Reveal ready.
The MARCH X exoskeleton is assembled and training has started!
On the 19th of March, 2025, we presented the design of our exoskeleton, announced our team goal and highlighted the innovations made this year!
After the Design Presentation, we assembled our exoskeleton and started training for the Reveal with our pilot Daan.
Join us at our Exoskeleton Reveal on the 17th of July in Tivoli Vredenburg to see our design in action, in real life!
Team Goal
Project MARCH X will build an exoskeleton that enables the pilot to attend a standing concert by standing self-balanced while resisting external disturbances, and by walking more naturally to decrease physical effort by the end of July 2025.
Coupled Linears
For our goal of withstanding side disturbances, we need the exoskeleton to actively counteract the force to remain balanced.
To achieve this, we are introducing an additional linear joint at the ankle. But since space around the ankle is very limited, we had to come up with a compact yet efficient design. So, rather than just adding another linear to the ankle assembly we decided to create two linear joints that work together in a coordinated way, placed on the side of the foot.
With the two motorized linear joints at the ankle, we are now able to actively counteract forces from the disturbances, enhancing stability and control.
Model Predictive Control
This year we are deploying a Model Predictive Control algorithm on our exoskeleton. This algorithm enables our exoskeleton to anticipate movements and react in real time.
Design
Motor controllers (MDrives)
To actually move the exoskeleton, the computer sends precise motor commands to our custom made motor controller: the MDrive!
Our MDrives drive the motors and assure that the joints move exactly as instructed by the computer.

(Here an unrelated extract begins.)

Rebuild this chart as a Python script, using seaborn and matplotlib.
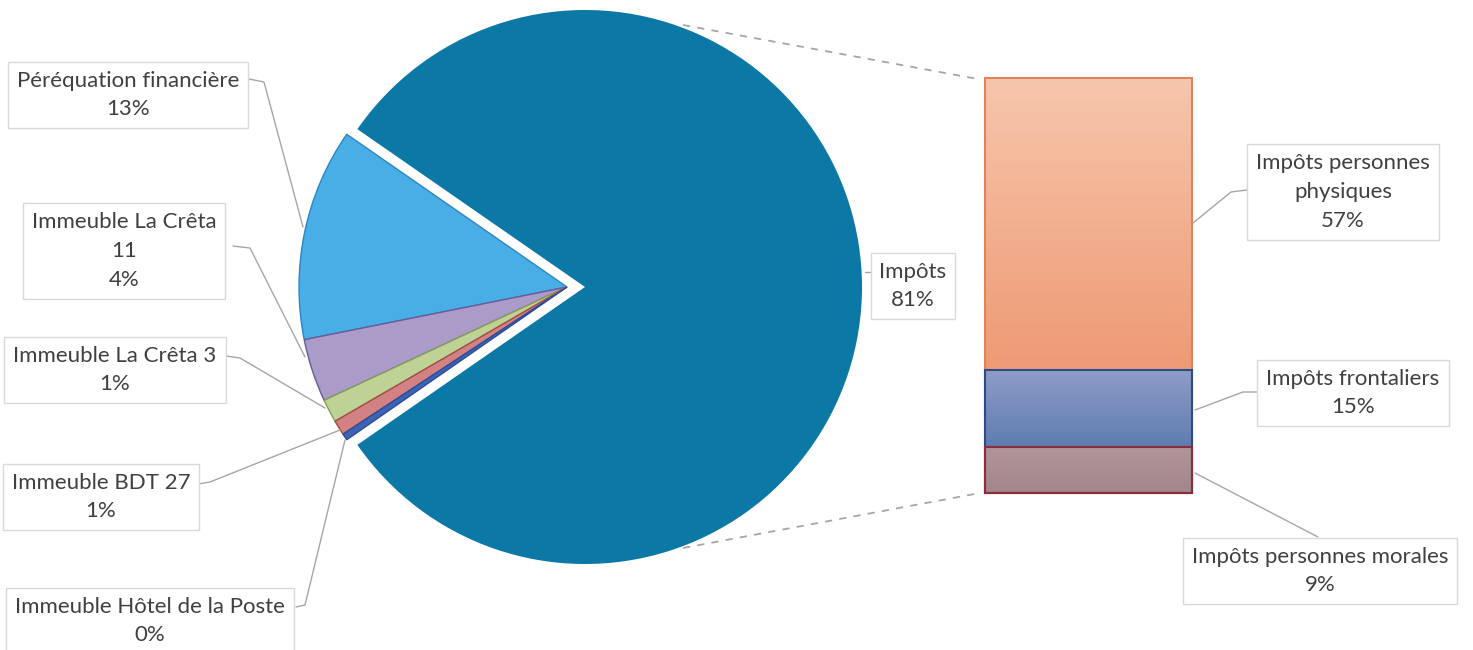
import numpy as np
import matplotlib
matplotlib.use("Agg")
import matplotlib.pyplot as plt
import matplotlib.colors as mcolors
import seaborn as sns

# ---------------- data ----------------
pie_labels = ["Impôts", "Péréquation financière", "Immeuble La Crêta\n11",
              "Immeuble La Crêta 3", "Immeuble BDT 27", "Immeuble Hôtel de la Poste"]
pie_values = [80.7, 12.8, 3.8, 1.4, 0.9, 0.4]
bar_labels = ["Impôts personnes\nphysiques", "Impôts frontaliers", "Impôts personnes morales"]
bar_values = [57, 15, 9]

# ---------------- style ----------------
sns.set_theme(style="white")
plt.rcParams["font.family"] = ["Lato", "DejaVu Sans"]

W, H = 1473, 650
fig = plt.figure(figsize=(W / 100, H / 100), dpi=100)
ax = fig.add_axes([0, 0, 1, 1])

pie_colors = ["#0C78A5", "#4AAEE6", "#AA9BC8", "#BED296", "#D28282", "#3D64B4"]
pie_edges = ["#0C78A5", "#2C86C4", "#6A5A9A", "#86A055", "#A84848", "#2A4C9C"]
bar_colors = ["#F1AA88", "#7D8CBA", "#A8898D"]
bar_grad = [("#F6C6AC", "#EE9A74"), ("#8E9CC8", "#5F7DB0"), ("#B0959A", "#A2868A")]
bar_edges = ["#E0825A", "#2A4C8C", "#8B2D3D"]
text_color = "#404040"
line_color = "#A6A6A6"
box_edge = "#D9D9D9"


def P(x, y):
    """pixel (y down) -> data coords (y up)"""
    return x, H - y


# ---------------- pie ----------------
total = sum(pie_values)
start = -pie_values[0] / total * 180.0
R = 268
cx, cy = P(567, 287)
explode = [18] + [0] * (len(pie_values) - 1)
wedges, _ = ax.pie(pie_values, colors=pie_colors, startangle=start, counterclock=True,
                   radius=R, center=(cx, cy), explode=explode,
                   wedgeprops=dict(linewidth=1.0))
for w, ec in zip(wedges, pie_edges):
    w.set_edgecolor(ec)
wedges[0].set_radius(277)
wedges[0].set_linewidth(0)

ax.set_xlim(0, W)
ax.set_ylim(0, H)
ax.set_aspect("auto")
ax.axis("off")

# ---------------- bar of pie ----------------
bx0, by0, bw, bh = 985, 78, 207, 415
axb = fig.add_axes([bx0 / W, (H - by0 - bh) / H, bw / W, bh / H])
cum = np.cumsum(bar_values[::-1])[::-1]
for val, col, ec in zip(cum, bar_colors, bar_edges):
    sns.barplot(x=[0], y=[val], color=col, width=1, saturation=1,
                edgecolor=ec, linewidth=1.5, ax=axb)
axb.set_xlim(-0.5, 0.5)
axb.set_ylim(0, sum(bar_values))
axb.axis("off")
bottoms = cum - np.array(bar_values)
for p, top, bot, (c_top, c_bot) in zip(axb.patches, cum, bottoms, bar_grad):
    p.set_clip_on(False)
    p.set_facecolor("none")
    p.set_zorder(3)
    cmap = mcolors.LinearSegmentedColormap.from_list("g", [c_bot, c_top])
    grad = np.linspace(1, 0, 64).reshape(-1, 1)
    axb.imshow(grad, cmap=cmap, extent=[-0.5, 0.5, bot, top], aspect="auto",
               zorder=2, vmin=0, vmax=1)
axb.set_xlim(-0.5, 0.5)
axb.set_ylim(0, sum(bar_values))

# ---------------- connector dashed lines ----------------
for (x1, y1), (x2, y2) in [((683, 25), (978, 79)), ((683, 548), (980, 493))]:
    ax.plot(*zip(P(x1, y1), P(x2, y2)), color="#A6A6A6", lw=1.3, ls=(0, (4, 4)))

# ---------------- labels ----------------
def pct(v, tot):
    return f"{v / tot * 100:.0f}%"

pie_text_pos = [(913, 286), (128, 95), (124, 251), (115, 370), (101, 497), (150, 621)]
pie_leaders = [
    [(865, 272), (878, 272)],
    [(249, 79), (264, 82), (303, 227)],
    [(233, 246), (250, 248), (305, 357)],
    [(226, 356), (240, 358), (325, 408)],
    [(198, 484), (210, 482), (340, 430)],
    [(296, 607), (305, 605), (345, 440)],
]
bar_text_pos = [(1343, 192), (1353, 393), (1320, 571)]
bar_leaders = [
    [(1193, 223), (1231, 192), (1247, 190)],
    [(1195, 410), (1243, 392), (1257, 392)],
    [(1195, 473), (1318, 537)],
]

box = dict(boxstyle="square,pad=0.4", fc="white", ec=box_edge, lw=1.0)


def draw_label(text, pos, leader):
    pts = [P(*q) for q in leader]
    ax.plot([q[0] for q in pts], [q[1] for q in pts], color=line_color, lw=1.0, zorder=3)
    ax.text(*P(*pos), text, ha="center", va="center", multialignment="center",
            fontsize=16, color=text_color, linespacing=1.55, bbox=box, zorder=5)


for lab, v, pos, ld in zip(pie_labels, pie_values, pie_text_pos, pie_leaders):
    draw_label(f"{lab}\n{pct(v, total)}", pos, ld)

for lab, v, pos, ld in zip(bar_labels, bar_values, bar_text_pos, bar_leaders):
    draw_label(f"{lab}\n{pct(v, total)}", pos, ld)

fig.savefig("out.png", dpi=100)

The speed and complexity required for our balancing goal, not only asks more from our computer, but also from our MDrives.
For this reason we have upgraded to a larger and more powerful microcontroller chip.
Inertial Measurement Unit (IMU)
This year we are introducing a sensor on the MDrive: an inertial measurement unit, or IMU for short.
The IMU, determines rotation and acceleration in 3 dimensions These IMU’s are positioned on every MDrive, and the MDrives are positioned all throughout the exoskeleton. This means that we can determine the orientation and acceleration of different segments in the exoskeleton at 5 different locations; two in each leg and one in the backpack.
This brings us actually to a total of 45 sensors throughout the exoskeleton!
Redesigned pressure soles
This year marks the return of the pressure soles, because they are essential for our balancing goal. This year, we have completely redesigned the pressure soles. We are now making use of 4 load-cells per foot.
Each load-cell is their own force sensor used to determine the exerted force by the exoskeleton on the ground. With 4 load-cells per foot, we can precisely determine the so-called Centre of Pressure of the exoskeleton. The Centre of Pressure can be seen as the average location of all of the forces exerted on the ground or as a balance point.
Input Device
Through our own custom made input device, Daan can intuitively select what he wants the exoskeleton to do.
This input device, which can be placed on the crutches, consists of multiple buttons that allows Daan to choose between different movements of the exoskeleton.
With just a press of a button, the pilot’s intentions are registered. Daan gets confirmation of his choice with visual and haptic feedback from the controller.
Depth cameras?
Torque control
To ensure precise control and stability, we also need sensors to provide continuous feedback.
In our exoskeleton, we are recreating this feedback system, with a new custom designed torque sensor. This sensor will be integrated in the rotational joint. This joint replicates the flexion and extension of the knee and hip.
Just as muscle spindles detect external forces and trigger a response, the torque sensor measures forces within the joint. These signals are then sent to the computer, which then adjust the motor of the rotational joint to keep the exoskeleton balanced.
By continuously sensing and reacting to these forces, the exoskeleton can maintain stability and enhance safety.